All horror scenarios aside, I'm glad I got the chance to work with the kids, and I'm getting to the point where I think I would enjoy it again. I've volunteered at the book fair a couple times this year, and that's gone ok. As I spend more time with Scout, she's at the point where she takes an interest in my explanations of how things work, beyond the "I'm trying to hold your attention and be cute so you'll love me" common in toddlers. Example, a couple days ago we learned about smooth wood versus rough wood when she was walking to the playground with me and we passed a gnarly, dry wooden fence. I showed her how easy it was to peel some wood back from the fence to make a splinter, and how to judge how smooth the wood was and whether it was safe to run your hand across it. She listened intently. A year ago the conversation would have gone thusly:

"Here, Scout, check out this wood fence, I want to show you how..."

"Can you pick me up? I want a juice.
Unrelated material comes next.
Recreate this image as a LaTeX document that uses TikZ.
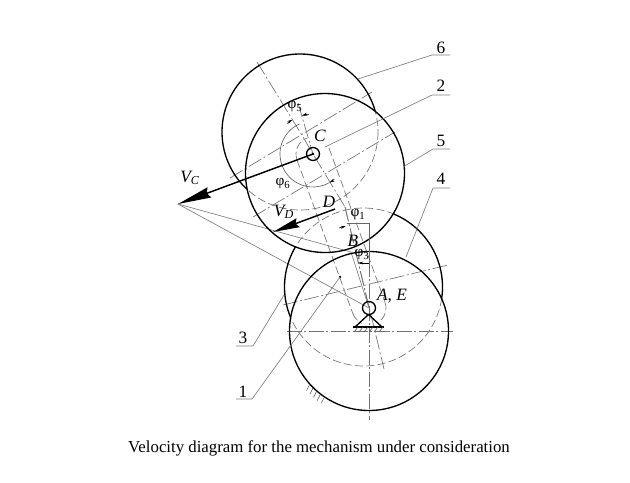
\documentclass[tikz,border=0pt]{standalone}
\usepackage{fontspec}
\setmainfont{Liberation Serif}
\usetikzlibrary{arrows.meta}

\tikzset{every picture/.style={line width=0.75pt}}
\tikzset{
  outline/.style={line width=1pt,black},
  thinline/.style={line width=0.5pt,black!60},
  leader/.style={line width=0.5pt,black!50},
  axis/.style={line width=0.5pt,black!55,dash pattern=on 11pt off 2pt on 1.5pt off 2pt},
  hidden/.style={line width=0.5pt,black!55,dash pattern=on 6pt off 2.5pt},
  label/.style={inner sep=0.75pt,font=\fontsize{13}{13}\selectfont},
  smalllabel/.style={inner sep=0.75pt,font=\fontsize{11.5}{11.5}\selectfont},
  angletip/.style={line width=0.4pt,black,-{Stealth[length=4pt,width=2.2pt]}}
}

\begin{document}
\begin{tikzpicture}[x=0.75pt,y=0.75pt,yscale=-1,xscale=1]
\useasboundingbox (0,0) rectangle (630,482);

%Centres
\coordinate (A) at (369,308);
\coordinate (C) at (313,154);
\coordinate (O1) at (369,331);
\coordinate (O3) at (363.5,287);
\coordinate (O5) at (325,173);
\coordinate (O6) at (300,132);
\coordinate (D) at (335,209);
\coordinate (B) at (351,252);
\coordinate (K) at (345,207);
\coordinate (Tip) at (178,204);
\coordinate (TipD) at (273,232);

%Centre lines
\draw [axis] (287,331) -- (453,331);
\draw [axis] (369,240) -- (369,420);
\draw [axis] (230,178) -- (372,92);
\draw [axis] (253,217) -- (395,132);
\draw [axis] (283,305) -- (448,265);
\draw [axis] (257,62) -- (O6) -- (C) -- (K);
\draw [axis] (K) -- (384,369);
\draw [axis] (K) -- (A);
\draw [axis] (298,103) -- (C);

%Hidden pulley outlines
\draw [hidden] (297,160) -- (353,314);
\draw [hidden] (329,148) -- (385,302);
\draw [hidden,shift={(C)}] (160:17) arc (160:250:17);
\draw [hidden,shift={(A)}] (-20:17) arc (-20:60:17);
\draw [hidden,shift={(A)}] (160:17) arc (160:115:17);

%Velocity rays
\draw [leader] (Tip) -- (B) -- (A);
\draw [leader] (Tip) -- (A);

%Arcs 6 and 3, solid outside the other circles, dashed inside
\begin{scope}[even odd rule]
\clip (0,0) rectangle (630,482) (O5) circle (79.5);
\draw [outline] (O6) circle (78);
\end{scope}
\begin{scope}
\clip (O5) circle (79.5);
\draw [hidden] (O6) circle (78);
\end{scope}
\begin{scope}[even odd rule]
\clip (0,0) rectangle (630,482) (O5) circle (79.5);
\clip (0,0) rectangle (630,482) (O1) circle (79.5);
\draw [outline] (O3) circle (79);
\end{scope}
\begin{scope}
\clip (O5) circle (79.5);
\draw [hidden] (O3) circle (79);
\end{scope}
\begin{scope}
\clip (O1) circle (79.5);
\draw [hidden] (O3) circle (79);
\end{scope}
\draw [outline] (O5) circle (79.5);
\draw [outline] (O1) circle (79.5);

%Angles
\draw [thinline,shift={(C)}] (246:33) arc (246:60:33);
\draw [angletip,shift={(C)}] (50:33) arc (50:60:33);
\draw [angletip,shift={(C)}] (230:40) arc (230:239:40);
\draw [angletip,shift={(C)}] (264:40) arc (264:254:40);
\draw [thinline] (347,223) -- (369,223) -- (369,240);
\draw [angletip] (339,228) -- (346,226);
\draw [thinline] (369,240) -- (369,268);
\draw [angletip] (369,263) -- (358,263);

%Joints
\draw [outline] (C) circle (6.5);
\fill (C) circle (1.3);
\draw [outline] (A) circle (6.5);
\draw [outline] (368.5,314.5) -- (355,327) (368.5,314.5) -- (382,327);
\draw [outline] (353,327) -- (384,327);
\foreach \hx in {358,363,368,373,378,383}
  \draw [line width=0.4pt,black!70] (\hx,327) -- (\hx-4,332);
\foreach \ha in {124,127.5,131,134.5,138}
  \draw [line width=0.4pt,black!70,shift={(O1)}] (\ha:80) -- ++(-3,6);
\fill (340,277) circle (1.3);

%Velocities
\draw [line width=1.1pt,-{Stealth[length=25pt,width=8pt,inset=2pt]}] (C) -- (Tip);
\draw [line width=1.1pt,-{Stealth[length=20pt,width=7pt,inset=2pt]}] (D) -- (TipD);

%Leaders
\coordinate (e6) at (358,79); \coordinate (k6) at (432,55); \coordinate (f6) at (450,55);
\coordinate (e2) at (325,147); \coordinate (k2) at (432,95); \coordinate (f2) at (450,95);
\coordinate (e5) at (403,167); \coordinate (k5) at (433,149); \coordinate (f5) at (450,149);
\coordinate (e4) at (406,257); \coordinate (k4) at (433,188); \coordinate (f4) at (450,188);
\coordinate (e3) at (284,295); \coordinate (k3) at (253,346); \coordinate (f3) at (236,346);
\coordinate (e1) at (340,277); \coordinate (k1) at (252,399); \coordinate (f1) at (236,399);
\foreach \lname in {1,2,3,4,5,6}
  \draw [leader] (e\lname) -- (k\lname) -- (f\lname);

% Text Node
\node [label] (t6) at (441,48) {6};
\node [label] (t2) at (441,86) {2};
\node [label] (t5) at (441,141) {5};
\node [label] (t4) at (441,179) {4};
\node [label] (t3) at (243,338) {3};
\node [label] (t1) at (243,392) {1};
\node [label] (tC) at (320,136) {\itshape C};
\node [label] (tD) at (329,202) {\itshape D};
\node [label] (tB) at (353,241) {\itshape B};
\node [label] (tAE) at (392,296) {\itshape A, E};
\node [label] (tVC) at (190,178) {\itshape V\textsubscript{C}};
\node [label] (tVD) at (284,212) {\itshape V\textsubscript{D}};
\node [smalllabel] (p5) at (295,107) {φ\textsubscript{5}};
\node [smalllabel] (p6) at (283,184) {φ\textsubscript{6}};
\node [smalllabel] (p1) at (358,215) {φ\textsubscript{1}};
\node [smalllabel] (p3) at (362,255) {φ\textsubscript{3}};
\node [label,font=\fontsize{12.6}{12.6}\selectfont] (caption) at (319,448) {Velocity diagram for the mechanism under consideration};

\end{tikzpicture}
\end{document}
Can we watch TV when we get home...."

Granted that some conversations with a 4 year old will still go that way, but Scout has rounded the corner of toddleresque constant stream of commands and begging for favors to listening and thinking... sometimes. I look forward to her elementary school years, and trying to leverage whatever reputation capital I have at work into time I can volunteer again, to watch another girl I love grow into the genius I know she'll be.